Therapy can help ease pain and suffering. It's a process which can bring you to feel more calm, clear, in control, and satisfied in your life. This applies to your relationships as well.
Why have Couples Counselling?
If you're in a relationship, you're most likely in it because you want connection. Whether it's physical, emotional, intellectual, or all of the above... deep down, you desire connection with another human being. So why is it so difficult sometimes? Because it is.
counselling can help you reconnect with your partner by helping you to find
ways to balance your own needs and desires with that of your partner’s. It can
increase satisfaction and closeness between you, and increase your physical
and emotional intimacy. It is a process that can explore new ways to tackle old problems, and as a
couple, help to increase your confidence in being a ‘team’. It can help you create limits
and boundaries when a relationship is unbalanced or unhealthy.
Common struggles include:
-family transitions (including new baby)
-emotional distance such as loss of passion, disconnectedness, or infidelity (affairs)
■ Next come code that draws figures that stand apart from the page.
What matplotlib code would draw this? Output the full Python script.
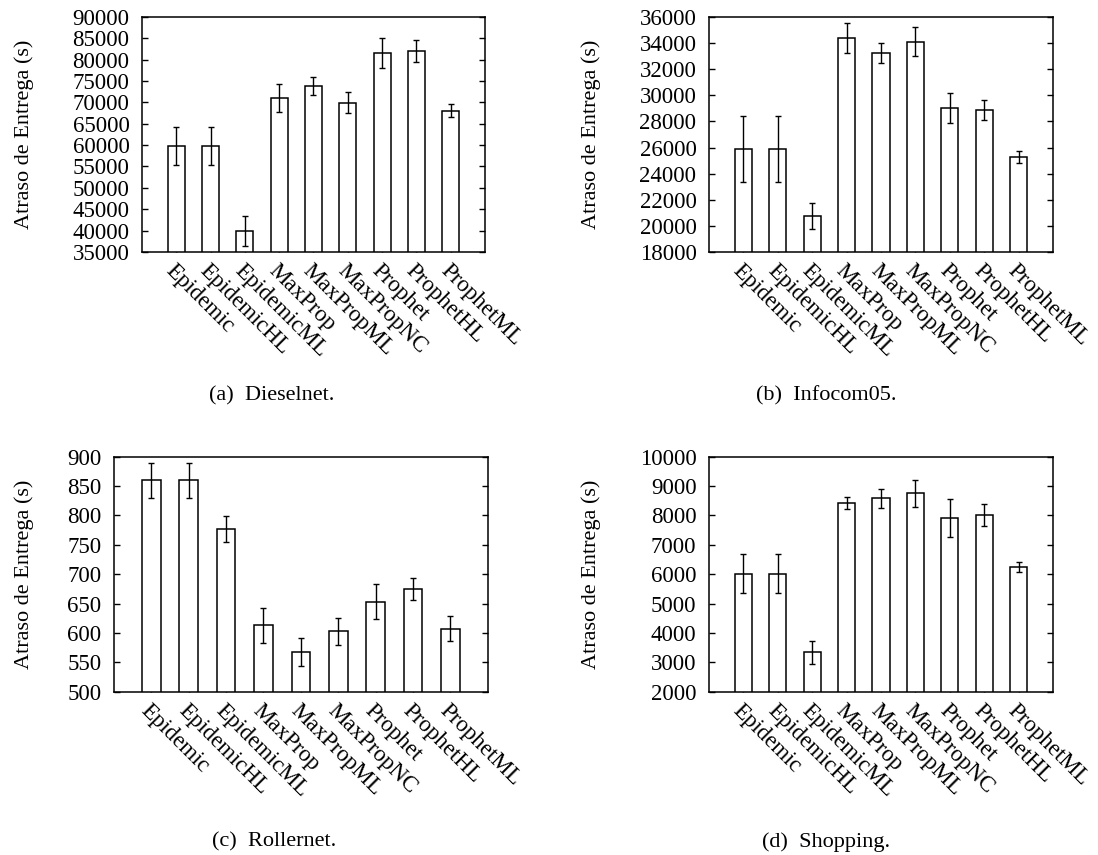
#delivery delay per routing protocol, four traces
import numpy as np
import matplotlib
matplotlib.use('Agg')
import matplotlib.pyplot as plt

plt.rcParams['font.family'] = ['Liberation Serif', 'DejaVu Serif']

protocols = ['Epidemic', 'EpidemicHL', 'EpidemicML', 'MaxProp', 'MaxPropML',
             'MaxPropNC', 'Prophet', 'ProphetHL', 'ProphetML']

#(a) Dieselnet
diesel_mean = [59800, 59800, 40000, 71100, 73900, 69900, 81600, 82100, 68100]
diesel_err = [4500, 4500, 3500, 3300, 2100, 2450, 3500, 2600, 1600]

#(b) Infocom05
infocom_mean = [25900, 25900, 20750, 34400, 33250, 34100, 29050, 28900, 25250]
infocom_err = [2550, 2550, 970, 1160, 750, 1100, 1150, 770, 460]

#(c) Rollernet
roller_mean = [860, 860, 777, 613, 567, 603, 653, 675, 607]
roller_err = [30, 30, 22.5, 30, 24, 23, 30, 19, 21.5]

#(d) Shopping
shopping_mean = [6020, 6020, 3340, 8420, 8580, 8750, 7900, 8000, 6250]
shopping_err = [650, 650, 400, 200, 335, 450, 650, 375, 160]

captions = ['(a)  Dieselnet.', '(b)  Infocom05.', '(c)  Rollernet.', '(d)  Shopping.']


def draw_panel(ax, means, errs, ymin, ymax, ystep):
    x = np.arange(len(protocols))
    ax.bar(x, means, width=0.5, bottom=0, color='white', edgecolor='black',
           linewidth=1.1, zorder=2)
    ax.errorbar(x, means, yerr=errs, fmt='none', ecolor='black',
                elinewidth=1.0, capsize=2.2, capthick=1.0, zorder=3)
    ax.set_xlim(-1, len(protocols))
    ax.set_ylim(ymin, ymax)
    ax.set_yticks(np.arange(ymin, ymax + ystep / 2, ystep))
    ax.set_xticks(x)
    ax.set_xticklabels(protocols, rotation=-45, ha='left', va='top',
                       rotation_mode='anchor')
    ax.tick_params(axis='both', direction='in', labelsize=16.5, length=4,
                   width=1, right=True, top=False)
    ax.tick_params(axis='y', pad=9)
    ax.tick_params(axis='x', pad=6)
    ax.set_ylabel('Atraso de Entrega (s)', fontsize=16)
    for s in ax.spines.values():
        s.set_linewidth(1.1)


fig = plt.figure(figsize=(10.98, 8.55), dpi=100)

ax_a = fig.add_axes([0.1293, 0.7053, 0.3124, 0.2749])
ax_b = fig.add_axes([0.6457, 0.7053, 0.3133, 0.2749])
ax_c = fig.add_axes([0.1038, 0.1910, 0.3404, 0.2749])
ax_d = fig.add_axes([0.6457, 0.1910, 0.3133, 0.2749])

draw_panel(ax_a, diesel_mean, diesel_err, 35000, 90000, 5000)
draw_panel(ax_b, infocom_mean, infocom_err, 18000, 36000, 2000)
draw_panel(ax_c, roller_mean, roller_err, 500, 900, 50)
draw_panel(ax_d, shopping_mean, shopping_err, 2000, 10000, 1000)

#put the y labels at the same place for left and right columns
for ax, xl in ((ax_a, 34), (ax_c, 34), (ax_b, 601), (ax_d, 601)):
    bb = ax.get_position()
    ax.yaxis.set_label_coords((xl / 1098 - bb.x0) / bb.width, 0.5)

fig.text(272 / 1098, 1 - 396 / 855, captions[0], ha='center', va='center', fontsize=16)
fig.text(826 / 1098, 1 - 396 / 855, captions[1], ha='center', va='center', fontsize=16)
fig.text(274 / 1098, 1 - 842 / 855, captions[2], ha='center', va='center', fontsize=16)
fig.text(826 / 1098, 1 - 842 / 855, captions[3], ha='center', va='center', fontsize=16)

fig.savefig('out.png', dpi=100)
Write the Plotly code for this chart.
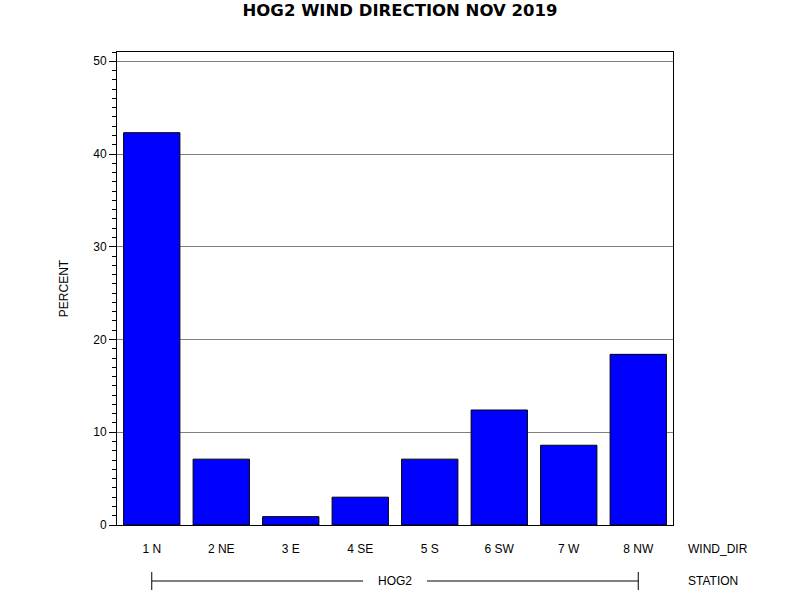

-martial breakdown & separation
-parenting or financial conflicts
-addictions (gambling, sex, substance, work, shopping, etc.)
-chronic depression or mood struggles, physical illness, palliation or grief & loss (death, unemployment, traumatic events)
How does couples counselling work?
First, both members of the couple attend a session with me where we start by exploring your love story. Then in the couples counselling process, we move into exploring your feelings, the dynamics between you, the goals you have individually and together, your emotional needs (referred to as attachment needs). The purpose of this exploration is to help create a deeper understanding and appreciation for one another, and to repair connection (or clarify need to separate, in some cases).
The number of sessions required for a couple can vary, but success for rebuilding is shown to happen between 8 - 20 sessions on average. On top of this, one session each individually is important.
What about the therapist?
Keep in mind that any successful therapy requires a therapist that is trust-worthy, supportive, professional, accepting, and who can create an authentic relationship with you. While I cannot control everything, I do my best to be genuine, non-judgemental, gentle, creative and caring to all of my clients. There may be times when I challenge you in ways that might feel uncomfortable, I only do this if it’s perceived to be helpful.
Couples Counselling for Chronic or Life-threatening Illness or End-of-life Support and Planning
A unique struggle occurs for a couple when one member is terminally ill or nearing end-of-life. This is a time of extreme stress, and many couples find it challenging and frightening. This is also an opportunity for healing, and should be addressed as such to make the experience as meaningful as possible for both members. Relationships are complicated, and the grief process is therefore also complicated for many people. Therapy can provide a safe, intimate place for difficult conversations about health, life and death.
As a professional, I have experience working with terminally ill and palliative people. I am dedicated to using my skills and energy to create the best possible end-of-life experiences for people and their loved ones through individual and couples counselling.
Chronic illness, such as physical pain, incurable disease, mood struggles, or long-standing unwellness also presents challenges for a couple. If you are finding that a chronic illness is negatively affecting your relationship with your partner, you may find couples counselling helpful. My experience in healthcare has provided me with an understanding of the complexities of chronic illness, which informs the work I do with clients. It is important to me that you feel supported in these challenges and in our healthcare system.